Authors are also admonished to remember that their antagonists are human, too, and that everyone has a good side. Don't make your bad buys one-dimensional, and you must provide them with good sides as well as bad.
So the author who lays the flaws on the protagonist now is equally heavy-handed with the antagonist in making certain he has a good side. And do you know what happens? The person you like best in the novel, the one who is far more interesting and fun to read about than the MC. . . . right. He turns out to be the bad guy.
When this happens occasionally, it can make an interesting twist. When it starts happening so often that you can pick out the bad guy not by hints and clues, but by the fact that he should have been the protagonist, then it's become a problem.
"But this is more realistic!" some of you will cry.
And maybe it is.
However, I don't read fiction to be shown the real world. I also don't read fiction to learn about the true nature of mankind. I know some people enjoy those sorts of books, and while I'll take an occasional dose of it, I'm really looking for an adventure. I want the good guys to win a hard-fought fight, and when the bad guy turns out to be a better character, the win is often annoying.
Is there a cure for this?
Authors are going to continue to press the bad side of good characters and the good side of bad characters, and there's nothing wrong with this. However, we can hope that after a while the authors will be less obvious in these characterizations. The man will spend more time with his family, but think about how he should be handling something at work. We can empathize with that kind of thought and know that he's doing the right thing. And rather than having him be totally blind to the problems at home, simply because he isn't around enough to see them, the other characters will have to actively hide things from him. Wow -- what a difference that makes in how you feel about a number of characters.
And the bad guy? The bad guy will occasionally betray himself by being too slick or being snide. He can be forgiven, of course, before we understand his true nature. After all, everyone has a bad day.

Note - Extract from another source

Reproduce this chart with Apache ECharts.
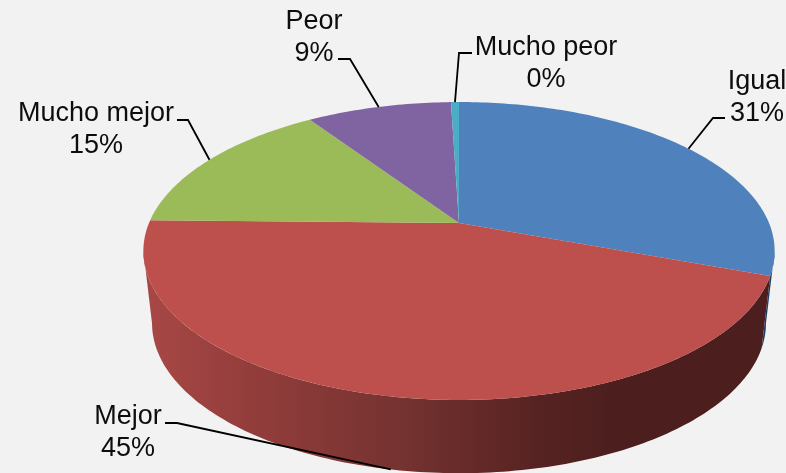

He can still donate time at the local mission and feed stray dogs. Just make sure there are moments the readers can look back on and say 'Oh, that was well-written! There was a clue (or two) about his character!' This isn't about plot. There should be those hints as well. However, if the characterization is so far outside what is happening in the plot, the events themselves become less believable and the reader can feel betrayed and tricked. That's not often a good thing.
Of course, then there's the books where everyone is annoying, whether they are protagonists, antagonists or occasional by-stander. Yeah, true-to-life. Give me an adventure and someone I can cheer for instead!


S.E. Batt said...

I think this is the big problem with 'recipe stories' -- IE, writers following a pre-made ruleset that is 'guaranteed' to make a bestseller. Authors are told to make their MCs flawed and hopeless, to constantly put them down and never let them win. It usually creates a main character who is not only oblivious to danger, but totally useless in the face of conflict, as the author has decided that this MC must not succeed in anything, ever.

It's cool to have an MC who does awful things, and a villain who has a good side. But it's also good to note that humans aren't always screwing up, or doing well. It's a mixed bag. Some authors suggest the 'lay it on the MC' method of conflict, but I prefer the 'tug of war'. MC gets a foot forwards, then the villain gets two, forcing the MC to take three steps (which they manage).

Zette said...

Yes, and you know the worst part? At least one (maybe two) were very popular. And they were boring. The second one was so badly written that I winced at every cliche and every over-the-top description of what was going on.

I'm going back to science fiction and fantasy. At least you are almost always guaranteed a good adventure.